How should the new U.S. administration deal with Russia?
Over the past year we have certainly seen some changes in Russia – its prospects for democracy, and in U.S. – Russian relations – changes, I’ll have to say, that have been mostly for the worse. The situation in Russia is, as always, complicated, murky, anything but black and white.I want to spend some time looking at the Russian leadership to see what we can make of it: Putin in his new role as Prime Minister, and Medvedev as the new President. And we have to spend some time examining Russia’s invasion of Georgia last August – a game-changing move that has, I’m afraid, some dark implications for the future. And I want to offer some points for the new Obama administration to keep in mind in dealing with Russia.
Nothing is simple in today’s Russia. But I would say, based on frequent visits in recent years, that things are not as bad as they may look on the surface. The old Soviet Union is genuinely dead and cannot return. The government under Putin and Medvedev is gradually privatizing the economy, indeed doing it faster than other former republics. In only 17 years after the disintegration of the old Soviet Union – surely one of the most astonishing events in the second half of the 20th century, and perhaps the greatest political miracle of our era – it can fairly be said that Russia has moved a long way toward becoming a market economy. That is a remarkable transformation.
Now let me admit right off to a pet peeve. It’s those opinion pieces in our press by some of our Russian experts moaning about the awful state of U.S. – Russian relations, which they describe as the worst in many years, the worst in decades, the worst since the height of the Cold War, and so on. Even some of our leading scholars are taking this line.
Well, let me tell you, as one who labored in the diplomatic trenches during much of the Cold War, that it just isn’t so. Now I wouldn’t say for a moment that our current relations with Russia are good; they aren’t. They are difficult, complicated, and likely to remain that way. And it’s certainly correct to say that Russia’s relations with the U.S. have deteriorated somewhat in the last few years, in the light of differences on a range of issues and what I would call a new-found assertiveness in Russian foreign policy. But it would be wrong to say that the current tensions in our mutual relations are threatening to spin out of control. The fact is simply that our relations are not nearly as bad as they were during the Cold War, when each side had hundreds, even thousands of nuclear weapons pointed at the other.
Some of the most positive developments in our relations with Russia get very little attention in our media. Let me mention just one that happened recently. It was announced that Boeing won a three-billion dollar order from the Russian state-run airline Aeroflot for 22 of its new 787 Dreamliner passenger jets. The first of the Dreamliners are to be delivered to Aeroflot in 2014.
Now you can say that this Boeing sale by itself is hardly a gigantic order, and you’d be right. But I would say it is quite a significant indication that the current state of our relations is not so bad after all. Last fall I flew over to Moscow on Aeroflot, on a Boeing 767. Who could have imagined, even ten years ago, that Aeroflot would be flying Boeing aircraft? So much has changed, and is continuing to change.
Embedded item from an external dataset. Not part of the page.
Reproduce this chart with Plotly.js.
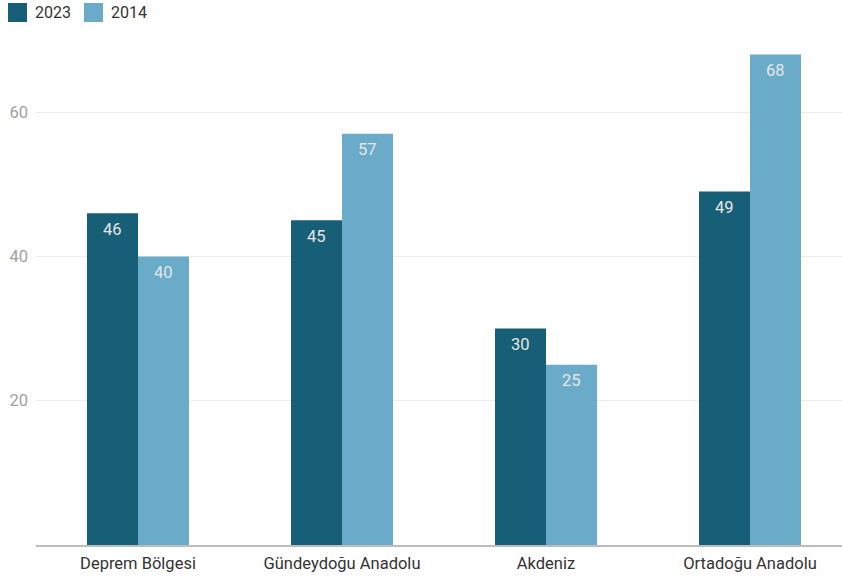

In fact, Aeroflot is the second Russian customer for the Dreamliner. S7 Airlines, the second largest Russian carrier – and maybe the largest airline that you’ve never heard of – recently agreed to buy 15 of the aircraft with options for another ten. S7 was formerly named Sibir, meaning Siberian, Airlines. S7 and Aeroflot are both expanding their fleets, with Russian air travel expected to double by 2015. When you consider that this huge country spans 11 time zones and that travel to more than 60 percent of Russian territory is feasible only by plane, you can see what a huge market Russia is going to be for modern aircraft.
Another annoying statement that you see and hear from time to time in our media is the claim that Russia is “lost.” Is it really lost? And if so, who lost it? Well, let’s look again – Russia is not lost. It is precisely where it should be, stretching across the vast Eurasian landmass. More importantly, it is also a quasi-free society (now I’m not saying democratic, but quasi-free). Yes, it is corrupt, crime-ridden, inefficient, and not well developed. But it is neither a fascist nor a communist power. And it is not, as it was for so long, a huge threat menacing the free world.
This is no minor accomplishment. Let’s keep in mind that Russia, as opposed to, say, Poland or the Czech Republic or the Baltic States, never was a democracy, not even for the short period between the two world wars. It was always governed by an authoritarian system of some kind, first monarchy and then communism. For most of the 20th century it had no free market system.
What has been lost when it comes to Russia, it seems to me, are our unrealistic expectations – and that’s a positive development.